DATA FOR THIS TASK:
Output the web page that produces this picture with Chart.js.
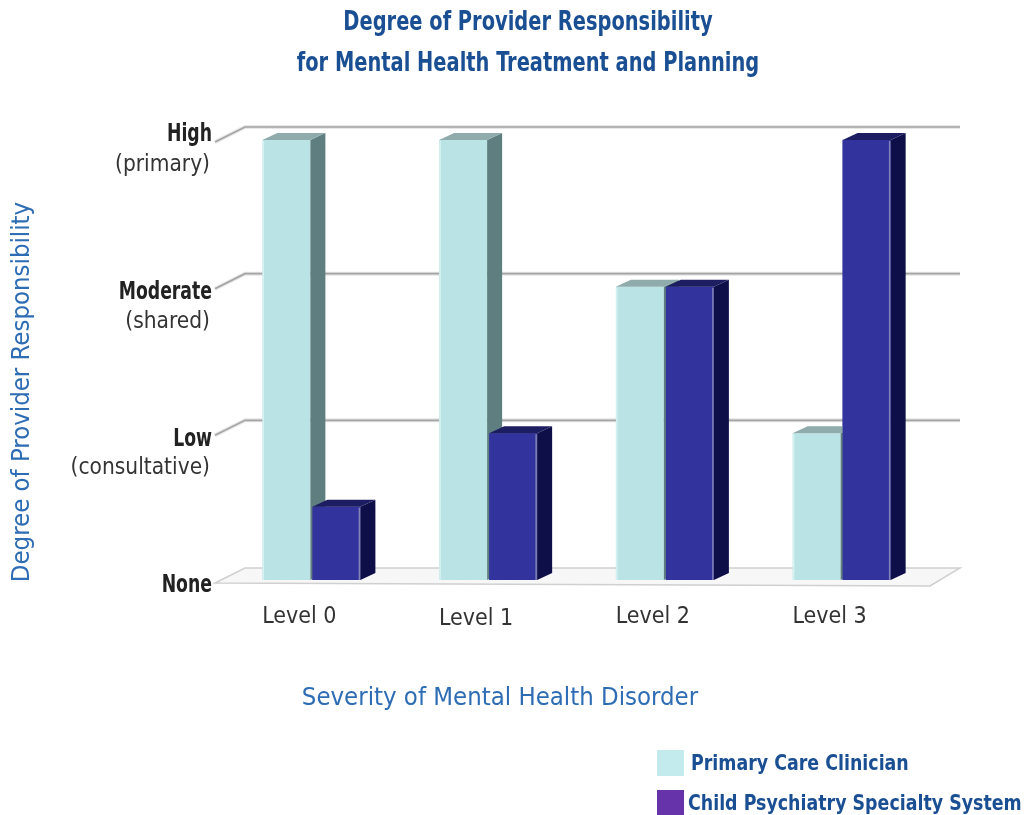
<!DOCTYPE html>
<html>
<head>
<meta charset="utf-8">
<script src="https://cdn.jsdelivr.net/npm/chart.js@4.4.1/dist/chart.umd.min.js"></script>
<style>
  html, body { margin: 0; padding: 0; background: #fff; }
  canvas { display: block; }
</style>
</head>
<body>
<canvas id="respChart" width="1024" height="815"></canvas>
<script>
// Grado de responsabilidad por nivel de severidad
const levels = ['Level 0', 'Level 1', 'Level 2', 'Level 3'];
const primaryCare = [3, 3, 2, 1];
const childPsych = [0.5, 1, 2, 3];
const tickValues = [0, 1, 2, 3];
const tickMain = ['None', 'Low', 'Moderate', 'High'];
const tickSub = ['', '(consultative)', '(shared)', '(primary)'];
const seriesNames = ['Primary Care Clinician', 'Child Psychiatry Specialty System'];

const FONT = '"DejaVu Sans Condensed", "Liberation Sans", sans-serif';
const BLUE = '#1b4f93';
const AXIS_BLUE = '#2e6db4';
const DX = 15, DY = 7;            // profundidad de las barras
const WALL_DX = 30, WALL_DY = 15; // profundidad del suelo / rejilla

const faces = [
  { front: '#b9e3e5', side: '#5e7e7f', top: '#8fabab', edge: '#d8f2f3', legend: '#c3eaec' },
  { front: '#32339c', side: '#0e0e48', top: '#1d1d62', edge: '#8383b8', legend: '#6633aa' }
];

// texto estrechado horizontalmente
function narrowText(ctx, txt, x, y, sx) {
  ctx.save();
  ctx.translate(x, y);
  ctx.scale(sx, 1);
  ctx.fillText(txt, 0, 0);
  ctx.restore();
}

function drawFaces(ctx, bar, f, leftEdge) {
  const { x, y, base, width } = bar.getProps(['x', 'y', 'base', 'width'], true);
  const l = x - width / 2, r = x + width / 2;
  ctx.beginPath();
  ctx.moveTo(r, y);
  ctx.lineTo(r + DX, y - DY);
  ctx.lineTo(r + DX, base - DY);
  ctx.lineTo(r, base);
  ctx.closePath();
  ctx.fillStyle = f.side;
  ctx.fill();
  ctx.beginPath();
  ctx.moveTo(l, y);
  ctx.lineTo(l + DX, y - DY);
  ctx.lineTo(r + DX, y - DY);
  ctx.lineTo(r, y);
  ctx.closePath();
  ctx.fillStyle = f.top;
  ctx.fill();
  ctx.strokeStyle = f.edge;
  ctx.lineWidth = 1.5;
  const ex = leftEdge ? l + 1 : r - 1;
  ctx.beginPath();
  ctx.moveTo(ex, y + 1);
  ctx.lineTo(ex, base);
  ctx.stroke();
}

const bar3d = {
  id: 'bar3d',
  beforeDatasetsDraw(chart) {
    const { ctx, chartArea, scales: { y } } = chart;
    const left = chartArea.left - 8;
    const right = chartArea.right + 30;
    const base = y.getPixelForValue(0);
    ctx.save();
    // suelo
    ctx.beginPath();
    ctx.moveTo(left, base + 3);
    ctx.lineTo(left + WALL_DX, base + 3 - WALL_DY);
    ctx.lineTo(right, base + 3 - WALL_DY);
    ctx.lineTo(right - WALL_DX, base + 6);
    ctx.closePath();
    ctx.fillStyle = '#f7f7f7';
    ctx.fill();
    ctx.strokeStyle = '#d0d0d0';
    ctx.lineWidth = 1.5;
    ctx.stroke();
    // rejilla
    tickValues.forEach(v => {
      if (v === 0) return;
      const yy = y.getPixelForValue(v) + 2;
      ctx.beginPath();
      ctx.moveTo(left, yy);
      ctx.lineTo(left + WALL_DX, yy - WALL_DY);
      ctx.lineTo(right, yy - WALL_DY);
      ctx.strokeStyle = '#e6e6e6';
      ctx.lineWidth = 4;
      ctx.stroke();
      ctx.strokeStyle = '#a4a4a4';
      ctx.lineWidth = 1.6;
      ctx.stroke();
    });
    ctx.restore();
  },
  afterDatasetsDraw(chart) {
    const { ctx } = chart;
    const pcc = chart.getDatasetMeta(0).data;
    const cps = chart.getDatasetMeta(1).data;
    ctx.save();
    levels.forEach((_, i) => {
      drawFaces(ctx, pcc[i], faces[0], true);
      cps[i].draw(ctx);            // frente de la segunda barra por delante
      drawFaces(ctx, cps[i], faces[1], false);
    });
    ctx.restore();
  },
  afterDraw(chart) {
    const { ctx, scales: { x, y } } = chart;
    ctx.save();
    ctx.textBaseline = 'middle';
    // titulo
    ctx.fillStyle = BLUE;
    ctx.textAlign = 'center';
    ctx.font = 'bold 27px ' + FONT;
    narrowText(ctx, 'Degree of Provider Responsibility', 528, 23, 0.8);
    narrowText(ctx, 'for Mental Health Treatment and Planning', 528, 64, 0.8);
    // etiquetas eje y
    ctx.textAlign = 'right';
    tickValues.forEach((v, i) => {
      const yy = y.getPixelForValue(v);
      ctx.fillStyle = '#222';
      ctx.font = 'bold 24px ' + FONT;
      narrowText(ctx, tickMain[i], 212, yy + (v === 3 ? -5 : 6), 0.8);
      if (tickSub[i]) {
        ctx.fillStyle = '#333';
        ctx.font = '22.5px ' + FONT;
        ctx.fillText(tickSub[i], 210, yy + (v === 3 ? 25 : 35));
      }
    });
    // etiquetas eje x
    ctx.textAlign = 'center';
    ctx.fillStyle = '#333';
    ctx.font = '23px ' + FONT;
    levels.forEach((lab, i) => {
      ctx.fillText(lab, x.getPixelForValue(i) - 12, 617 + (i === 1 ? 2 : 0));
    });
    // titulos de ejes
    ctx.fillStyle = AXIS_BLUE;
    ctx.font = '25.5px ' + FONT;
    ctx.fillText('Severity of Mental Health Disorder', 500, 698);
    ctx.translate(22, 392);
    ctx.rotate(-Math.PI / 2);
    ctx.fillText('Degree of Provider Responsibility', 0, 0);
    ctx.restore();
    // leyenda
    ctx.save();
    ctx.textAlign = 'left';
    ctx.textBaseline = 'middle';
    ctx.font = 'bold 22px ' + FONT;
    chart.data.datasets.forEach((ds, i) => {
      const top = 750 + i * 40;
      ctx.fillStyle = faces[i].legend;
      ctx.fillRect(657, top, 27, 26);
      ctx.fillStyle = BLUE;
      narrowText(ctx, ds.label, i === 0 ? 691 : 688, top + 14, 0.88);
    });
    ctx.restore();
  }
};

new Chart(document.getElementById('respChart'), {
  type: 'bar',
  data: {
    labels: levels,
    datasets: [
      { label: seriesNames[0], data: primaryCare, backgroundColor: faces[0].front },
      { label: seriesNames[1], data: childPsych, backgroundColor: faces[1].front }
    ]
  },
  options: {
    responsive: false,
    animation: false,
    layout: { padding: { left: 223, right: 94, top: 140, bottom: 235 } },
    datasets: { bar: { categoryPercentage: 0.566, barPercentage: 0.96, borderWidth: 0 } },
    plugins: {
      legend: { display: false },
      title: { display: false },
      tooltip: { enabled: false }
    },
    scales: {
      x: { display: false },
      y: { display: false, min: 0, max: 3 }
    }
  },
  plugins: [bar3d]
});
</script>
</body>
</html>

---

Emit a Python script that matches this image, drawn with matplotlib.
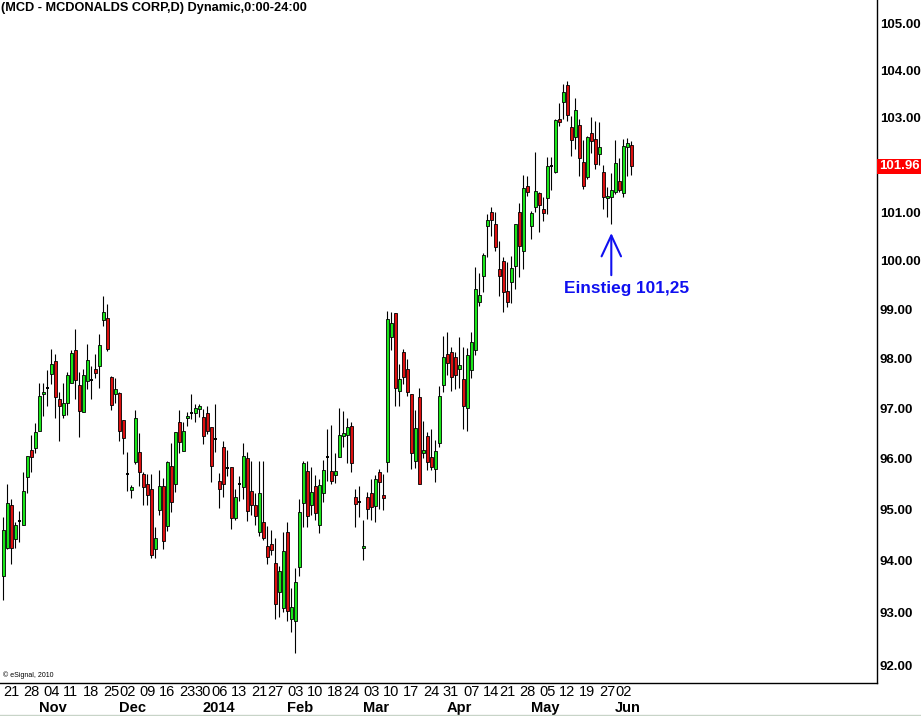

--

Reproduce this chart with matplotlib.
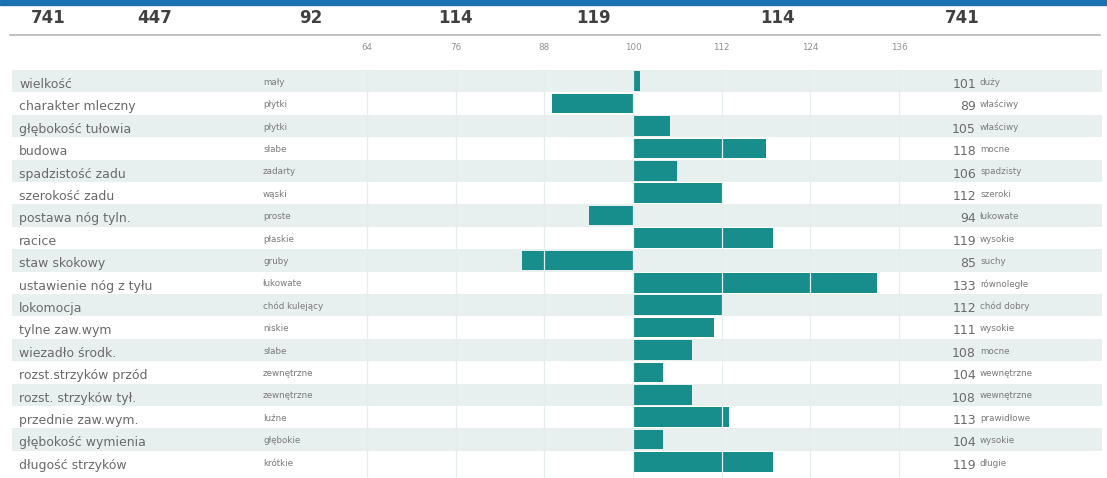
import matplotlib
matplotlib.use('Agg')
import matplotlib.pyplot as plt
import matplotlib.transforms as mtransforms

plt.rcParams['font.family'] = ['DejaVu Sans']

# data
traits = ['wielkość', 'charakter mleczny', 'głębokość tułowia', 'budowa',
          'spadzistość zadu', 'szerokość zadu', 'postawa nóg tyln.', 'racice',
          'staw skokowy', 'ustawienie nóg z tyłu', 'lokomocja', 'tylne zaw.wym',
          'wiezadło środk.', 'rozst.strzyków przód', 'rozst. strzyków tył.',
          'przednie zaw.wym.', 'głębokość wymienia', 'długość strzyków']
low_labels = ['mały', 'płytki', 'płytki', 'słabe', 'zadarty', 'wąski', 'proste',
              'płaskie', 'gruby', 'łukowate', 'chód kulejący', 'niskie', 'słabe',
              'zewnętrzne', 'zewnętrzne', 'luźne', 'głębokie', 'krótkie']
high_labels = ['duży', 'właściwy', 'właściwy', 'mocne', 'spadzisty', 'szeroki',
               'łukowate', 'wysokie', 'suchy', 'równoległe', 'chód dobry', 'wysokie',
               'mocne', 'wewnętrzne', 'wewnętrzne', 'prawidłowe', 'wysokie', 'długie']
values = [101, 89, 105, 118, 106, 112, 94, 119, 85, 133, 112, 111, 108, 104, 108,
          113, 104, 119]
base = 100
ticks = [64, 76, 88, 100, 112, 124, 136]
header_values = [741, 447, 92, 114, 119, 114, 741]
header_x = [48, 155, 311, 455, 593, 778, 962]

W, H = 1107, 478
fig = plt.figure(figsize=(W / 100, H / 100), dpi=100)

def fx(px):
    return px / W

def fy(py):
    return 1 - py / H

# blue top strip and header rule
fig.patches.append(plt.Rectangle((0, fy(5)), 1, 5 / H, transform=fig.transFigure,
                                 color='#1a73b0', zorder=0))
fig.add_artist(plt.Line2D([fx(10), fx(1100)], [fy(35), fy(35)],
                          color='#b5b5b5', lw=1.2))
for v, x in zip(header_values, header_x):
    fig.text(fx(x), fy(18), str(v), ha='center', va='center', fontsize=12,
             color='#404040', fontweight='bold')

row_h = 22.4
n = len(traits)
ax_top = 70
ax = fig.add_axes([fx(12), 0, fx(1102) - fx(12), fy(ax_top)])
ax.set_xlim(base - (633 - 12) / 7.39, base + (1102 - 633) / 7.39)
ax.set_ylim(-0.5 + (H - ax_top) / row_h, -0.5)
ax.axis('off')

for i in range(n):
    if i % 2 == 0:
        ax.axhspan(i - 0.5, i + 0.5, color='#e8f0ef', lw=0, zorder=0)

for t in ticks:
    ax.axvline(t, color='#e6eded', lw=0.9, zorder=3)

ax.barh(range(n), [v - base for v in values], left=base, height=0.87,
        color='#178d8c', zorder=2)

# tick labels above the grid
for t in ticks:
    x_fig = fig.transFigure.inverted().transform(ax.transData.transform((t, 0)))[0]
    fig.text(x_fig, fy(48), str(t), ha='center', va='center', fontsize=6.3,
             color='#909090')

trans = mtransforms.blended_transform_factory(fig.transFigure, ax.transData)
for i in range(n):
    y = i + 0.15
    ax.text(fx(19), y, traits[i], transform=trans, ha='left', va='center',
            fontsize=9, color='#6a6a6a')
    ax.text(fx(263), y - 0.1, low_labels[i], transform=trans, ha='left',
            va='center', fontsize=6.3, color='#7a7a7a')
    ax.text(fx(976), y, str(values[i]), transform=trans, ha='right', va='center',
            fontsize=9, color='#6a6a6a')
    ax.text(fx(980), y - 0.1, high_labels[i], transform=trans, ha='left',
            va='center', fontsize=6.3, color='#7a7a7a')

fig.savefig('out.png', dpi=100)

REQUIREMENT:
Only the number is wanted: how many lines above include the word "script"?

TASK RESPONSE:
4